**What the task requires**
Determine the number of lines in the data that include the word "code", and write only that number.

[Stored items from a collection]
==*==

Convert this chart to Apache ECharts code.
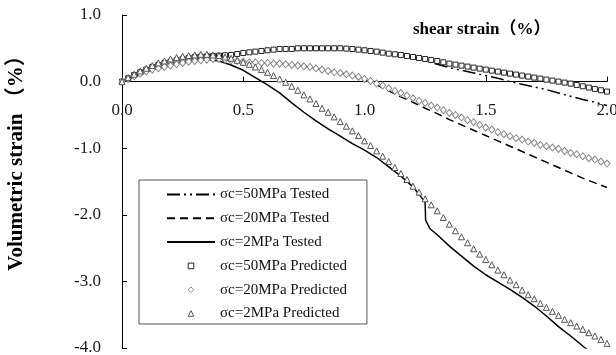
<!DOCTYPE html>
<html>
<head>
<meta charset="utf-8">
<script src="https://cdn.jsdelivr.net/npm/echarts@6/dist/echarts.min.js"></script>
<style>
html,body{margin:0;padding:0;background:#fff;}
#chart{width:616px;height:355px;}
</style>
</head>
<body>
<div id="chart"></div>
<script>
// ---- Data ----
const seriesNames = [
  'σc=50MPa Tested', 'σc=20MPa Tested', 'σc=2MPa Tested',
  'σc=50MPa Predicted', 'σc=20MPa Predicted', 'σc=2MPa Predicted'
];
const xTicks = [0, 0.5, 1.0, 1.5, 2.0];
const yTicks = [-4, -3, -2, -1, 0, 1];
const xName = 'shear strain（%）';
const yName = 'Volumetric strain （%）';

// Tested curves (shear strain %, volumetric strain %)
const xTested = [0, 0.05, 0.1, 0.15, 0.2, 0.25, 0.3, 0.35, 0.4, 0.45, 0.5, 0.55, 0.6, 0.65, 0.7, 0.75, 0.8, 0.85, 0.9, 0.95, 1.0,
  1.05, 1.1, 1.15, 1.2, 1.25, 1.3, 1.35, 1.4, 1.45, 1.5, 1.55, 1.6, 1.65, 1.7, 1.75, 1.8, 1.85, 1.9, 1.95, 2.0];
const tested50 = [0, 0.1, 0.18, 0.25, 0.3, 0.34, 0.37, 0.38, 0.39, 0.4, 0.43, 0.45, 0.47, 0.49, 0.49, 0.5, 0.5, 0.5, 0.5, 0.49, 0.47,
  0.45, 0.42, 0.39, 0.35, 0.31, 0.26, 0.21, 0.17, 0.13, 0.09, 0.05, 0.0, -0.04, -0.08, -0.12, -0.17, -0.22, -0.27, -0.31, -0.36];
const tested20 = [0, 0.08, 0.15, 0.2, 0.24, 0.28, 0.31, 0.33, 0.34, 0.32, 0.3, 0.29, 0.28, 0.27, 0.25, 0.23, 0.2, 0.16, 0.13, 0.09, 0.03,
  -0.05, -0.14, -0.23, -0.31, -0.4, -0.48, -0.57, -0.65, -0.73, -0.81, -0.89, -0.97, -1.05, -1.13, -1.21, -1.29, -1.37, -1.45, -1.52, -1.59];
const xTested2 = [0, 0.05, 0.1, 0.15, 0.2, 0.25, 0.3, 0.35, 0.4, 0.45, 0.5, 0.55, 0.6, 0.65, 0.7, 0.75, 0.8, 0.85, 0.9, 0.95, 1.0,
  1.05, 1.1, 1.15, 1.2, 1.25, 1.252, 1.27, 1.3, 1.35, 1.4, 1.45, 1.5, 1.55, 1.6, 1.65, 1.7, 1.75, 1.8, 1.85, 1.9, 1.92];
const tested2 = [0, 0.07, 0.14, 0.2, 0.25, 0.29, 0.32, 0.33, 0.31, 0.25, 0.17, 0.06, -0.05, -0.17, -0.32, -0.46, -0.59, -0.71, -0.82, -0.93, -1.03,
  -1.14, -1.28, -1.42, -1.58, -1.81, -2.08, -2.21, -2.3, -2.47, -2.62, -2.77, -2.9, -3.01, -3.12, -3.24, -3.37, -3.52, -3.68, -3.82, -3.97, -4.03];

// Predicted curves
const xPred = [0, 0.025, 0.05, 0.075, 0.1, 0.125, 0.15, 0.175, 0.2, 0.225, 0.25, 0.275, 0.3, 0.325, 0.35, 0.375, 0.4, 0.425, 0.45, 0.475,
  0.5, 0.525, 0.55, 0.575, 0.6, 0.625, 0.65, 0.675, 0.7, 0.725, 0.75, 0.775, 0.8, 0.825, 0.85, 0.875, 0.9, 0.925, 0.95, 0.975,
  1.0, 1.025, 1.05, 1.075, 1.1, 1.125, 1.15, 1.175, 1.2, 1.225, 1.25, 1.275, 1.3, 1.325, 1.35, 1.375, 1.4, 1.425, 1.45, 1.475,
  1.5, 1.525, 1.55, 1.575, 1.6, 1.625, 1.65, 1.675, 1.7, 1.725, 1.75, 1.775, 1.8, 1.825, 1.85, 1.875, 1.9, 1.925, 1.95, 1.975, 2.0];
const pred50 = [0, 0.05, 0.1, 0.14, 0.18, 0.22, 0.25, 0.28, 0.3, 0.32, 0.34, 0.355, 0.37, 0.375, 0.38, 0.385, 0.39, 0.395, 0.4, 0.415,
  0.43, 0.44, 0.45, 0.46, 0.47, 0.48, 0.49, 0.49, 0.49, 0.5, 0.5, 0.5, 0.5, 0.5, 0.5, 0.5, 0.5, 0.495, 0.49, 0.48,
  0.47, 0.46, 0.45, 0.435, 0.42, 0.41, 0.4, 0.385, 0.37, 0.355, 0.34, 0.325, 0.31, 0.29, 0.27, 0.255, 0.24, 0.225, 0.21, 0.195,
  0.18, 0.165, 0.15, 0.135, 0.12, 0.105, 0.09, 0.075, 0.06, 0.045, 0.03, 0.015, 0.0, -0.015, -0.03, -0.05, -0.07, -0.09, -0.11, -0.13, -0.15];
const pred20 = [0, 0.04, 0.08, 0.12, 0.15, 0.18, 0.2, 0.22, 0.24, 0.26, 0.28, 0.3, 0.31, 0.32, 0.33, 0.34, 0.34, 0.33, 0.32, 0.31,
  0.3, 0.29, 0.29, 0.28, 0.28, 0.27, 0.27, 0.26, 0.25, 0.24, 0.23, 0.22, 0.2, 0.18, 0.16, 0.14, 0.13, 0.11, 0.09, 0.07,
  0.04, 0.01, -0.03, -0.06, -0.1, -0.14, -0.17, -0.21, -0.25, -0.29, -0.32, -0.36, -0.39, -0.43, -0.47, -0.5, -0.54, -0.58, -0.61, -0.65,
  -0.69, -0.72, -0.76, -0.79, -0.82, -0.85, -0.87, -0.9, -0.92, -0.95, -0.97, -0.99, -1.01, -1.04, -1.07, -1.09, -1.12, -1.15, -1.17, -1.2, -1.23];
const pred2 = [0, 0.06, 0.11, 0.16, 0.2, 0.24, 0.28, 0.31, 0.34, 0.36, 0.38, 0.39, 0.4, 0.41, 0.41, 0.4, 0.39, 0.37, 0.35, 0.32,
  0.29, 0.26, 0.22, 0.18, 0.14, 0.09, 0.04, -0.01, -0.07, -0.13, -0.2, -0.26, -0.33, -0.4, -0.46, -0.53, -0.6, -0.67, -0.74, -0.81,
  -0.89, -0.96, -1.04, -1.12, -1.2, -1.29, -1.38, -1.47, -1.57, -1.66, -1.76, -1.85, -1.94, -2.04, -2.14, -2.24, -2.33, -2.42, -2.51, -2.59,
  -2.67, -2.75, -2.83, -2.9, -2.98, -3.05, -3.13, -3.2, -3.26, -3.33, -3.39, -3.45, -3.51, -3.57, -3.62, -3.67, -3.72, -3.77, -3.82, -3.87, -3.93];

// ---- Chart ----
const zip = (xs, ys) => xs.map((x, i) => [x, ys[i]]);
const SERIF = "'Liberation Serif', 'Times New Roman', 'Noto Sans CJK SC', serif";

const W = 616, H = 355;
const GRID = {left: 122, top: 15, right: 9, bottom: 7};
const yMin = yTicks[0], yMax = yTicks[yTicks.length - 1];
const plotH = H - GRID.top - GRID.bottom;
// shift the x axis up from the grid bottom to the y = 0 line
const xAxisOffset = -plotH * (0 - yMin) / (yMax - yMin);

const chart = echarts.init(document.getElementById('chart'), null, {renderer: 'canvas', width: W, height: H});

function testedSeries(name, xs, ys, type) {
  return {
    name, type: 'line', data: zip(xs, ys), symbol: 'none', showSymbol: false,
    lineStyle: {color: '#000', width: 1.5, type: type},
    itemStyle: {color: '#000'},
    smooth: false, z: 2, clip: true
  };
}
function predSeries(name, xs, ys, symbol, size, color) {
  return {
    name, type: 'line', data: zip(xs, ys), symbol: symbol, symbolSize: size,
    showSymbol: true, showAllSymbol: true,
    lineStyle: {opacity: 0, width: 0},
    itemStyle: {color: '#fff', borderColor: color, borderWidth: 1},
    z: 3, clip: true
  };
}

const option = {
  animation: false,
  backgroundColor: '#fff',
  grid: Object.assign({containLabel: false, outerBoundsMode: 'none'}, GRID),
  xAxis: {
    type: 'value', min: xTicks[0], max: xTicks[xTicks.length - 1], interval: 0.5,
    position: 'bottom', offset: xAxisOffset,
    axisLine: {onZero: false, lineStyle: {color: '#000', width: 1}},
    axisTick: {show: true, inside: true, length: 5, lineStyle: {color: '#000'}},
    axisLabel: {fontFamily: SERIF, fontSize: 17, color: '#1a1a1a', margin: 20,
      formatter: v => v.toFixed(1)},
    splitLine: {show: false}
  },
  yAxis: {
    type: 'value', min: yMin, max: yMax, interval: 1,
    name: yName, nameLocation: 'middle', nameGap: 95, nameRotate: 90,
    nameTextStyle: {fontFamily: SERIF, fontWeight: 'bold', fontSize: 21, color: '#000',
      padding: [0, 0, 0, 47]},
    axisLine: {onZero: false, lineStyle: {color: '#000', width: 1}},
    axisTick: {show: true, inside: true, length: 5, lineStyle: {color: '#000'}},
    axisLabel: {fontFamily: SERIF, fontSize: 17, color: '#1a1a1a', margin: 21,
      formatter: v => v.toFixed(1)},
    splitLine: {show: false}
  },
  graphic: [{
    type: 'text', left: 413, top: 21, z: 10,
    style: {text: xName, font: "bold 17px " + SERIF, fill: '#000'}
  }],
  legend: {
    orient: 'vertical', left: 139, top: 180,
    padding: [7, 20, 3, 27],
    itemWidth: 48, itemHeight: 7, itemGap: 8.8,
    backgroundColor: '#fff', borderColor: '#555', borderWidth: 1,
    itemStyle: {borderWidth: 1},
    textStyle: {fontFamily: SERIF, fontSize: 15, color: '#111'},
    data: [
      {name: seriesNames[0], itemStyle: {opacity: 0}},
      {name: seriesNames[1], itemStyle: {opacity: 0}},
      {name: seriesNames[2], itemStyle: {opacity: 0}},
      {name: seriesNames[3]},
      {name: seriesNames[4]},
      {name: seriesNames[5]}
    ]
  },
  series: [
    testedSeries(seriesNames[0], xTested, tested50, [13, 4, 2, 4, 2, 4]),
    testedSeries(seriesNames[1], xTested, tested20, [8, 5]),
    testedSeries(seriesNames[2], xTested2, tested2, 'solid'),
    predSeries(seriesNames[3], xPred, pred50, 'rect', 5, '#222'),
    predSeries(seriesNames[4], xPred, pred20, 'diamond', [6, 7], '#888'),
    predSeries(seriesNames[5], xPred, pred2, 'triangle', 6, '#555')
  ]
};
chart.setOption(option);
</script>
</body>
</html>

==*==

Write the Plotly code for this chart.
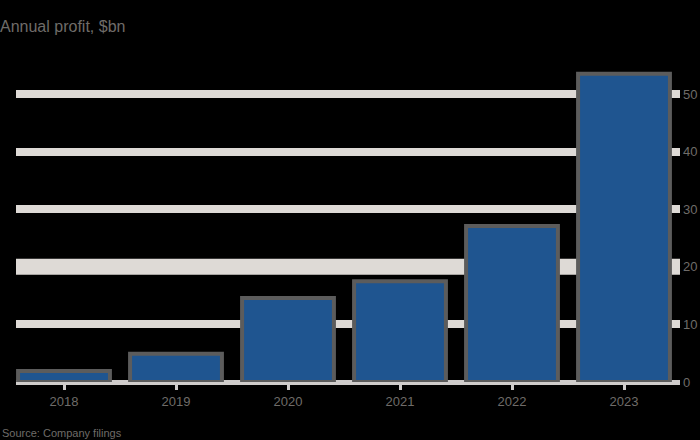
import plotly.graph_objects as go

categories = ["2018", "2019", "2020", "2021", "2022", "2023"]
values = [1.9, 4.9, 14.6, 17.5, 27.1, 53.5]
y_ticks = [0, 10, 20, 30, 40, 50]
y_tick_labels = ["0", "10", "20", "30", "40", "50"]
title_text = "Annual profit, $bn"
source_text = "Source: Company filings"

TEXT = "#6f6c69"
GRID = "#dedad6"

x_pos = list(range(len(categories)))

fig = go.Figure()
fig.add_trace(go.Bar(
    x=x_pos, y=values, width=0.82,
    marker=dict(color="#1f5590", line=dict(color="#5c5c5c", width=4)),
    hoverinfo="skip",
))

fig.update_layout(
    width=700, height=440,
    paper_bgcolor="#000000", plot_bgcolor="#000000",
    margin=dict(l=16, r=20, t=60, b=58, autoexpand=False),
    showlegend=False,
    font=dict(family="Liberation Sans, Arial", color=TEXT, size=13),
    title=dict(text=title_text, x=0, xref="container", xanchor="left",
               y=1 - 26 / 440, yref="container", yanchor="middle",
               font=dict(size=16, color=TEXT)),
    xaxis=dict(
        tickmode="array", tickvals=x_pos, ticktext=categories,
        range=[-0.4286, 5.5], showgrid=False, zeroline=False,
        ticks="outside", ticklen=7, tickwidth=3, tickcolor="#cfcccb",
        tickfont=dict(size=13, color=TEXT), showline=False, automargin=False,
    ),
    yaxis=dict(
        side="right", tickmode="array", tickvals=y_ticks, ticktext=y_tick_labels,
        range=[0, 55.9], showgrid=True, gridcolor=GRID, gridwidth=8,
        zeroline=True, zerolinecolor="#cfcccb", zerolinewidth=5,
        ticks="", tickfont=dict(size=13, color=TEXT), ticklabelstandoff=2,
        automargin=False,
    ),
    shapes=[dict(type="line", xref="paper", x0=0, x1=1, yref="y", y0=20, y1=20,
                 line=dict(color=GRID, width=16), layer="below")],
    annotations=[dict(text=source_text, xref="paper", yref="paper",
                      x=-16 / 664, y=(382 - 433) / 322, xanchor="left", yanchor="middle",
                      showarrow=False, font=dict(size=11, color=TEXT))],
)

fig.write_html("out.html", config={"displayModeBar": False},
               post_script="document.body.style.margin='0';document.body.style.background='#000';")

==*==

**Exercise result**
2